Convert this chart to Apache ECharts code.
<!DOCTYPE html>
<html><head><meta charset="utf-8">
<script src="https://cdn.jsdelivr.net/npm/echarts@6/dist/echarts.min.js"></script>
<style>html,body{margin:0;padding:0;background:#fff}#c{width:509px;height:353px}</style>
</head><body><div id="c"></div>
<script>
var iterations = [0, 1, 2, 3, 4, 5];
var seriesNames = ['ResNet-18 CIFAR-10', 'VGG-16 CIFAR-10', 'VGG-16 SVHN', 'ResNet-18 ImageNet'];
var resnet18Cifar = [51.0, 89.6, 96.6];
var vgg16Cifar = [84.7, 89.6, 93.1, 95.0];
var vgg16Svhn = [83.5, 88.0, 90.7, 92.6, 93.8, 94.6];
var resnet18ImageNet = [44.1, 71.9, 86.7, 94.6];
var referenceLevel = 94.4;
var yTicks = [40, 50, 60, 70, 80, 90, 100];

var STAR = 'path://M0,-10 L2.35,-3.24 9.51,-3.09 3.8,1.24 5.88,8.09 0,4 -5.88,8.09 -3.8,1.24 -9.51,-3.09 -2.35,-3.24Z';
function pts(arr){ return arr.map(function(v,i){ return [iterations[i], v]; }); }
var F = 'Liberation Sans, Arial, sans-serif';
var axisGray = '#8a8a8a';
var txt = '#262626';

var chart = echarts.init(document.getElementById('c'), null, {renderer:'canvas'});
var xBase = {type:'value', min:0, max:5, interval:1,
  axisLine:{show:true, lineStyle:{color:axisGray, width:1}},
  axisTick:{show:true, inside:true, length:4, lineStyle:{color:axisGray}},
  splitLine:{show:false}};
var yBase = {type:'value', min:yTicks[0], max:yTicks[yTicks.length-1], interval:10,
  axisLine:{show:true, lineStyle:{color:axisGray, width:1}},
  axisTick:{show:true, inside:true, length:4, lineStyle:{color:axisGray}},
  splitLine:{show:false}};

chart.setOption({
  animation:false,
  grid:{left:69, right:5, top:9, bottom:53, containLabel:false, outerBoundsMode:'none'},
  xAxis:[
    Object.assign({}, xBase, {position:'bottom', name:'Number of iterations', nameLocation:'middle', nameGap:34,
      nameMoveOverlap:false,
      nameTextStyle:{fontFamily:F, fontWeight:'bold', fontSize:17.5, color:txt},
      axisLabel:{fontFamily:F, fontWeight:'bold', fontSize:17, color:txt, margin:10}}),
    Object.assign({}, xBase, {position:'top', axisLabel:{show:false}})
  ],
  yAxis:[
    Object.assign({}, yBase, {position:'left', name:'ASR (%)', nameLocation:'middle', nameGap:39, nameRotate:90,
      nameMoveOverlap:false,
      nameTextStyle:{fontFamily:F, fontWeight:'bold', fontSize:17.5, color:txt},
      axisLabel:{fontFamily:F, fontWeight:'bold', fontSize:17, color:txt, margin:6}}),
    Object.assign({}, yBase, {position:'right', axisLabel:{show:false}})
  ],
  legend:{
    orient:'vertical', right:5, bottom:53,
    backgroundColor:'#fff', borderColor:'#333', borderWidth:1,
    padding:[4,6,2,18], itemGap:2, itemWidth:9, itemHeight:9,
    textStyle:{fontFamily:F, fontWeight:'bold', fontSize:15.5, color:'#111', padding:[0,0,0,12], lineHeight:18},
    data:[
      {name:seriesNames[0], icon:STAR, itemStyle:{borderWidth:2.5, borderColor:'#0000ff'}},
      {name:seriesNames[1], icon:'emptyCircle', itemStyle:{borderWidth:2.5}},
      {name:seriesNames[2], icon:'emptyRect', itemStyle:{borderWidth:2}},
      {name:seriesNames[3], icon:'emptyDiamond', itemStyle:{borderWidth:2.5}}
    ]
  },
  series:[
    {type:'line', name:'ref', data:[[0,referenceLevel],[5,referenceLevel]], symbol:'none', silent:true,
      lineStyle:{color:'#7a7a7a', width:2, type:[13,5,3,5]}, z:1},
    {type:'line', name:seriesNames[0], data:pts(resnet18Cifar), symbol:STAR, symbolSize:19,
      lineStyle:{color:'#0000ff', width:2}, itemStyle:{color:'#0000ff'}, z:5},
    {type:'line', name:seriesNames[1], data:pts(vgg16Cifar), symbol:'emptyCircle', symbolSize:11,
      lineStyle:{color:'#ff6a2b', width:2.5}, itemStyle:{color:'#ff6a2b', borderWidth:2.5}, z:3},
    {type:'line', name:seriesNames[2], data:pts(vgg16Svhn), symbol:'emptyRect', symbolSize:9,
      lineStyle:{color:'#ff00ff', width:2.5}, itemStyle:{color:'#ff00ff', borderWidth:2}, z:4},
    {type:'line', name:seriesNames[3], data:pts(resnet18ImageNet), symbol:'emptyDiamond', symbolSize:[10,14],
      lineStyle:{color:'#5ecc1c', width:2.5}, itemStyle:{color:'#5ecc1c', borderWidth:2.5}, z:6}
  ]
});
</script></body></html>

+--

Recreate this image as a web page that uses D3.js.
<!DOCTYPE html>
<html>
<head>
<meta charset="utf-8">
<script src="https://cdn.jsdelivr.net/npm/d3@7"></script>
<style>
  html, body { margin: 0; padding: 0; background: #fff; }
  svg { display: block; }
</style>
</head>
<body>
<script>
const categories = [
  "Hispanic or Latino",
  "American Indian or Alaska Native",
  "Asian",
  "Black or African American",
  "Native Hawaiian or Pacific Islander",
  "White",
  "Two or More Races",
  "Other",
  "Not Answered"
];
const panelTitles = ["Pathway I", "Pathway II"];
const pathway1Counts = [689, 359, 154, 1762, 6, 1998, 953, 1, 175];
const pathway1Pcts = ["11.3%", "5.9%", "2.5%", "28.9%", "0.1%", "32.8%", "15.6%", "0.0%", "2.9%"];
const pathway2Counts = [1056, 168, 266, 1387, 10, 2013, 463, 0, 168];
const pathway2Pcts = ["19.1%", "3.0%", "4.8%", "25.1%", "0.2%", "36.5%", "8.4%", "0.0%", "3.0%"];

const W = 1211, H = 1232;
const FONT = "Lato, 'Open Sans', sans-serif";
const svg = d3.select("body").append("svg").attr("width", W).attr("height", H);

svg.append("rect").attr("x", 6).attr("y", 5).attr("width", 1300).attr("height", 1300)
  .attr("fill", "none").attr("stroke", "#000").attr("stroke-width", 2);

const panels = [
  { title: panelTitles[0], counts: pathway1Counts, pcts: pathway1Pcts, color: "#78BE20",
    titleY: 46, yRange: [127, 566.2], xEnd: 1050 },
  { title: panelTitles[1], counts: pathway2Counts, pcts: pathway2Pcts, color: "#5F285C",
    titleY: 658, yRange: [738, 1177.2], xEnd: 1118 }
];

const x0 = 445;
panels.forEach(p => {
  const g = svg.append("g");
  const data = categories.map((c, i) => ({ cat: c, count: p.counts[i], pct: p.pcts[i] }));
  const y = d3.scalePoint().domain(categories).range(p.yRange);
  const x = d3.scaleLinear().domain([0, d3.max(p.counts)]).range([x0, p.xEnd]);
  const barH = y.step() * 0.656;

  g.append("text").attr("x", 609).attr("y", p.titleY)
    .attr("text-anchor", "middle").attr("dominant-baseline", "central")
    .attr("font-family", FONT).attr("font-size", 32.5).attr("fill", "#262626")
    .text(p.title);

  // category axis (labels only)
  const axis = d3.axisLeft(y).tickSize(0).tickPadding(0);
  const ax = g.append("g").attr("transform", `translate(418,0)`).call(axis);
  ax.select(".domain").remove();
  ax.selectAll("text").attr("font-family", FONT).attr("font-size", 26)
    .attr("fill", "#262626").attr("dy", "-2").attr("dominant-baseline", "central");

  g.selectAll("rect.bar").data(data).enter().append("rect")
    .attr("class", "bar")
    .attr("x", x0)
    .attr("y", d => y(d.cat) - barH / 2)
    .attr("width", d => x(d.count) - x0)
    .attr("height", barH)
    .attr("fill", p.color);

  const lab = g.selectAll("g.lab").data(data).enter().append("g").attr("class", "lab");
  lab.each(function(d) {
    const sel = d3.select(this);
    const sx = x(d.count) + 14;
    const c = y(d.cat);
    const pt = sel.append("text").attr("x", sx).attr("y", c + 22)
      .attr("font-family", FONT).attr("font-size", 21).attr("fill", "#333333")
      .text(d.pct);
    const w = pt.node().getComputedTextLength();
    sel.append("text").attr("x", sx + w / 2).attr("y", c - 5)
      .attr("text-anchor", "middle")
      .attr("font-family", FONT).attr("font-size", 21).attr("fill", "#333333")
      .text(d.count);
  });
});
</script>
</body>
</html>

+--

Repeat word for word the stretch of lines from the one with "Convert this chart to Apache ECharts code." down to the one with "var yTicks = [40, 50, 60, 70, 80, 90, 100];", both included.

• [Answer to this task]:
Convert this chart to Apache ECharts code.
<!DOCTYPE html>
<html><head><meta charset="utf-8">
<script src="https://cdn.jsdelivr.net/npm/echarts@6/dist/echarts.min.js"></script>
<style>html,body{margin:0;padding:0;background:#fff}#c{width:509px;height:353px}</style>
</head><body><div id="c"></div>
<script>
var iterations = [0, 1, 2, 3, 4, 5];
var seriesNames = ['ResNet-18 CIFAR-10', 'VGG-16 CIFAR-10', 'VGG-16 SVHN', 'ResNet-18 ImageNet'];
var resnet18Cifar = [51.0, 89.6, 96.6];
var vgg16Cifar = [84.7, 89.6, 93.1, 95.0];
var vgg16Svhn = [83.5, 88.0, 90.7, 92.6, 93.8, 94.6];
var resnet18ImageNet = [44.1, 71.9, 86.7, 94.6];
var referenceLevel = 94.4;
var yTicks = [40, 50, 60, 70, 80, 90, 100];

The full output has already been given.